__Exercise prompt__. Repeat the material below exactly, with no pictures.

<<<<

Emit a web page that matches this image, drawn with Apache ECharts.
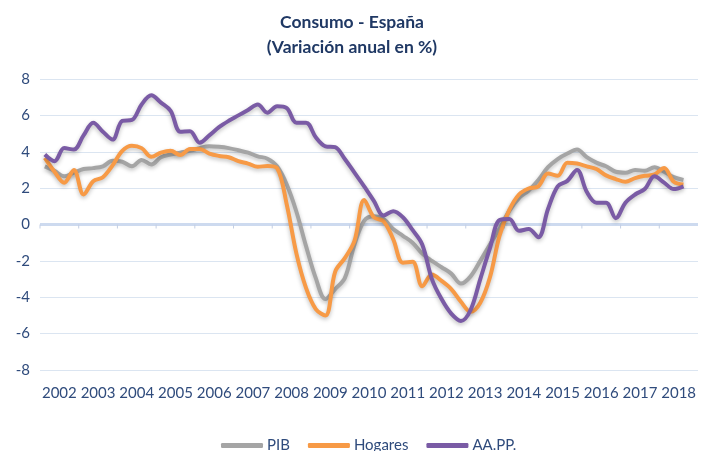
<!DOCTYPE html>
<html>
<head>
<meta charset="utf-8">
<script src="https://cdn.jsdelivr.net/npm/echarts@6/dist/echarts.min.js"></script>
<style>
  html, body { margin: 0; padding: 0; background: #fff; }
  #chart { width: 704px; height: 451px; }
</style>
</head>
<body>
<div id="chart"></div>
<script>
// años del eje x
const years = ['2002', '2003', '2004', '2005', '2006', '2007', '2008', '2009', '2010',
  '2011', '2012', '2013', '2014', '2015', '2016', '2017', '2018'];

// series trimestrales, 2002T1 - 2018T3
const pib = [3.2, 2.95, 2.65, 2.85, 3.05, 3.1, 3.2, 3.5, 3.45, 3.2, 3.55, 3.3, 3.7, 3.85, 3.95, 4.05,
  4.2, 4.3, 4.27, 4.2, 4.08, 3.95, 3.75, 3.62, 3.2, 2.2, 0.7, -1.2, -2.95, -4.1, -3.55, -2.95,
  -1.1, 0.2, 0.45, 0.3, -0.25, -0.62, -1.0, -1.6, -2.0, -2.35, -2.7, -3.25, -2.85, -2.0, -1.1, -0.2,
  0.75, 1.45, 1.87, 2.45, 3.15, 3.6, 3.9, 4.12, 3.7, 3.4, 3.2, 2.9, 2.85, 3.0, 2.95, 3.15,
  2.9, 2.6, 2.45];
const hogares = [3.66, 2.9, 2.3, 3.0, 1.65, 2.38, 2.6, 3.25, 4.05, 4.33, 4.2, 3.72, 3.95, 4.05, 3.82, 4.15,
  4.15, 3.9, 3.77, 3.7, 3.48, 3.35, 3.17, 3.22, 3.1, 1.1, -1.6, -3.5, -4.65, -5.0, -2.6, -1.85,
  -0.9, 1.35, 0.4, 0.18, -0.8, -2.1, -2.05, -3.4, -2.75, -3.1, -3.55, -4.25, -4.8, -4.3, -2.9, -0.6,
  0.8, 1.65, 1.98, 2.1, 2.8, 2.68, 3.4, 3.35, 3.2, 3.05, 2.7, 2.5, 2.35, 2.55, 2.68, 2.75,
  3.1, 2.35, 2.2];
const aapp = [3.85, 3.48, 4.2, 4.12, 4.9, 5.59, 5.1, 4.67, 5.7, 5.75, 6.6, 7.1, 6.7, 6.25, 5.1, 5.13,
  4.5, 4.9, 5.35, 5.7, 6.0, 6.3, 6.6, 6.15, 6.5, 6.4, 5.6, 5.6, 4.8, 4.3, 4.25, 3.6,
  2.85, 2.1, 1.3, 0.5, 0.73, 0.4, -0.3, -1.1, -3.0, -4.1, -4.9, -5.3, -4.7, -3.0, -1.3, 0.25,
  0.3, -0.35, -0.25, -0.7, 0.85, 2.1, 2.4, 3.0, 1.8, 1.2, 1.2, 0.35, 1.2, 1.65, 1.95, 2.65,
  2.3, 1.95, 2.1];

// categorías trimestrales (eje oculto)
const quarters = [];
years.forEach(function (y) {
  for (let q = 1; q <= 4; q++) quarters.push(y + 'T' + q);
});

const textColor = '#2f4b7c';
const fontName = 'Lato';

const myChart = echarts.init(document.getElementById('chart'));

function lineSeries(name, data, color) {
  return {
    name: name,
    type: 'line',
    xAxisIndex: 1,
    data: data,
    smooth: 0.35,
    showSymbol: false,
    z: 3,
    lineStyle: {
      color: color,
      width: 4,
      shadowColor: 'rgba(0,0,0,0.25)',
      shadowBlur: 4,
      shadowOffsetY: 2
    },
    itemStyle: { color: color }
  };
}

// línea del cero y marcas de separación de años
function zeroLine(params, api) {
  const c = api.coord([api.value(0), 0]);
  const bw = api.size([1, 0])[0];
  const x = c[0] - bw / 2;
  const children = [{
    type: 'line',
    shape: { x1: x, y1: c[1], x2: x, y2: c[1] + 4 },
    style: { stroke: '#c3cfe4', lineWidth: 1 }
  }];
  if (params.dataIndex === 0) {
    children.unshift({
      type: 'line',
      shape: { x1: params.coordSys.x, y1: c[1], x2: params.coordSys.x + params.coordSys.width, y2: c[1] },
      style: { stroke: '#cddaef', lineWidth: 3 }
    });
  }
  return { type: 'group', children: children };
}

let option = {
  animation: false,
  title: {
    text: 'Consumo - España\n(Variación anual en %)',
    left: 'center',
    top: 5,
    textStyle: {
      color: '#1f3864',
      fontFamily: fontName,
      fontWeight: 'bold',
      fontSize: 17.5,
      lineHeight: 25
    }
  },
  legend: {
    data: ['PIB', 'Hogares', 'AA.PP.'],
    left: 216,
    top: 433,
    icon: 'roundRect',
    itemWidth: 42,
    itemHeight: 5,
    itemGap: 18,
    textStyle: { color: textColor, fontFamily: fontName, fontSize: 15, padding: [0, 0, 0, -1] }
  },
  grid: { left: 40, right: 6, top: 79, bottom: 81 },
  xAxis: [
    {
      // etiquetas de años
      type: 'category',
      data: years,
      position: 'bottom',
      boundaryGap: true,
      axisLine: { show: false, onZero: false },
      axisTick: { show: false },
      axisLabel: { color: textColor, fontFamily: fontName, fontSize: 15, margin: 16, interval: 0 }
    },
    {
      type: 'category',
      data: quarters,
      boundaryGap: true,
      show: false
    }
  ],
  yAxis: {
    type: 'value',
    min: -8,
    max: 8,
    interval: 2,
    axisLine: { show: false },
    axisTick: { show: false },
    axisLabel: { color: textColor, fontFamily: fontName, fontSize: 15, margin: 10 },
    splitLine: { lineStyle: { color: '#dbe5f1', width: 1 } }
  },
  series: [
    {
      type: 'custom',
      xAxisIndex: 0,
      silent: true,
      z: 1,
      data: years.map(function (y, i) { return [i, 0]; }),
      renderItem: zeroLine
    },
    lineSeries('PIB', pib, '#a5a5a5'),
    lineSeries('Hogares', hogares, '#f79a46'),
    lineSeries('AA.PP.', aapp, '#7a5ba5')
  ]
};

myChart.setOption(option);
</script>
</body>
</html>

>>>>

__Expected answer__.
Emit a web page that matches this image, drawn with Apache ECharts.
<!DOCTYPE html>
<html>
<head>
<meta charset="utf-8">
<script src="https://cdn.jsdelivr.net/npm/echarts@6/dist/echarts.min.js"></script>
<style>
  html, body { margin: 0; padding: 0; background: #fff; }
  #chart { width: 704px; height: 451px; }
</style>
</head>
<body>
<div id="chart"></div>
<script>
// años del eje x
const years = ['2002', '2003', '2004', '2005', '2006', '2007', '2008', '2009', '2010',
  '2011', '2012', '2013', '2014', '2015', '2016', '2017', '2018'];

// series trimestrales, 2002T1 - 2018T3
const pib = [3.2, 2.95, 2.65, 2.85, 3.05, 3.1, 3.2, 3.5, 3.45, 3.2, 3.55, 3.3, 3.7, 3.85, 3.95, 4.05,
  4.2, 4.3, 4.27, 4.2, 4.08, 3.95, 3.75, 3.62, 3.2, 2.2, 0.7, -1.2, -2.95, -4.1, -3.55, -2.95,
  -1.1, 0.2, 0.45, 0.3, -0.25, -0.62, -1.0, -1.6, -2.0, -2.35, -2.7, -3.25, -2.85, -2.0, -1.1, -0.2,
  0.75, 1.45, 1.87, 2.45, 3.15, 3.6, 3.9, 4.12, 3.7, 3.4, 3.2, 2.9, 2.85, 3.0, 2.95, 3.15,
  2.9, 2.6, 2.45];
const hogares = [3.66, 2.9, 2.3, 3.0, 1.65, 2.38, 2.6, 3.25, 4.05, 4.33, 4.2, 3.72, 3.95, 4.05, 3.82, 4.15,
  4.15, 3.9, 3.77, 3.7, 3.48, 3.35, 3.17, 3.22, 3.1, 1.1, -1.6, -3.5, -4.65, -5.0, -2.6, -1.85,
  -0.9, 1.35, 0.4, 0.18, -0.8, -2.1, -2.05, -3.4, -2.75, -3.1, -3.55, -4.25, -4.8, -4.3, -2.9, -0.6,
  0.8, 1.65, 1.98, 2.1, 2.8, 2.68, 3.4, 3.35, 3.2, 3.05, 2.7, 2.5, 2.35, 2.55, 2.68, 2.75,
  3.1, 2.35, 2.2];
const aapp = [3.85, 3.48, 4.2, 4.12, 4.9, 5.59, 5.1, 4.67, 5.7, 5.75, 6.6, 7.1, 6.7, 6.25, 5.1, 5.13,
  4.5, 4.9, 5.35, 5.7, 6.0, 6.3, 6.6, 6.15, 6.5, 6.4, 5.6, 5.6, 4.8, 4.3, 4.25, 3.6,
  2.85, 2.1, 1.3, 0.5, 0.73, 0.4, -0.3, -1.1, -3.0, -4.1, -4.9, -5.3, -4.7, -3.0, -1.3, 0.25,
  0.3, -0.35, -0.25, -0.7, 0.85, 2.1, 2.4, 3.0, 1.8, 1.2, 1.2, 0.35, 1.2, 1.65, 1.95, 2.65,
  2.3, 1.95, 2.1];

// categorías trimestrales (eje oculto)
const quarters = [];
years.forEach(function (y) {
  for (let q = 1; q <= 4; q++) quarters.push(y + 'T' + q);
});

const textColor = '#2f4b7c';
const fontName = 'Lato';

const myChart = echarts.init(document.getElementById('chart'));

function lineSeries(name, data, color) {
  return {
    name: name,
    type: 'line',
    xAxisIndex: 1,
    data: data,
    smooth: 0.35,
    showSymbol: false,
    z: 3,
    lineStyle: {
      color: color,
      width: 4,
      shadowColor: 'rgba(0,0,0,0.25)',
      shadowBlur: 4,
      shadowOffsetY: 2
    },
    itemStyle: { color: color }
  };
}

// línea del cero y marcas de separación de años
function zeroLine(params, api) {
  const c = api.coord([api.value(0), 0]);
  const bw = api.size([1, 0])[0];
  const x = c[0] - bw / 2;
  const children = [{
    type: 'line',
    shape: { x1: x, y1: c[1], x2: x, y2: c[1] + 4 },
    style: { stroke: '#c3cfe4', lineWidth: 1 }
  }];
  if (params.dataIndex === 0) {
    children.unshift({
      type: 'line',
      shape: { x1: params.coordSys.x, y1: c[1], x2: params.coordSys.x + params.coordSys.width, y2: c[1] },
      style: { stroke: '#cddaef', lineWidth: 3 }
    });
  }
  return { type: 'group', children: children };
}

let option = {
  animation: false,
  title: {
    text: 'Consumo - España\n(Variación anual en %)',
    left: 'center',
    top: 5,
    textStyle: {
      color: '#1f3864',
      fontFamily: fontName,
      fontWeight: 'bold',
      fontSize: 17.5,
      lineHeight: 25
    }
  },
  legend: {
    data: ['PIB', 'Hogares', 'AA.PP.'],
    left: 216,
    top: 433,
    icon: 'roundRect',
    itemWidth: 42,
    itemHeight: 5,
    itemGap: 18,
    textStyle: { color: textColor, fontFamily: fontName, fontSize: 15, padding: [0, 0, 0, -1] }
  },
  grid: { left: 40, right: 6, top: 79, bottom: 81 },
  xAxis: [
    {
      // etiquetas de años
      type: 'category',
      data: years,
      position: 'bottom',
      boundaryGap: true,
      axisLine: { show: false, onZero: false },
      axisTick: { show: false },
      axisLabel: { color: textColor, fontFamily: fontName, fontSize: 15, margin: 16, interval: 0 }
    },
    {
      type: 'category',
      data: quarters,
      boundaryGap: true,
      show: false
    }
  ],
  yAxis: {
    type: 'value',
    min: -8,
    max: 8,
    interval: 2,
    axisLine: { show: false },
    axisTick: { show: false },
    axisLabel: { color: textColor, fontFamily: fontName, fontSize: 15, margin: 10 },
    splitLine: { lineStyle: { color: '#dbe5f1', width: 1 } }
  },
  series: [
    {
      type: 'custom',
      xAxisIndex: 0,
      silent: true,
      z: 1,
      data: years.map(function (y, i) { return [i, 0]; }),
      renderItem: zeroLine
    },
    lineSeries('PIB', pib, '#a5a5a5'),
    lineSeries('Hogares', hogares, '#f79a46'),
    lineSeries('AA.PP.', aapp, '#7a5ba5')
  ]
};

myChart.setOption(option);
</script>
</body>
</html>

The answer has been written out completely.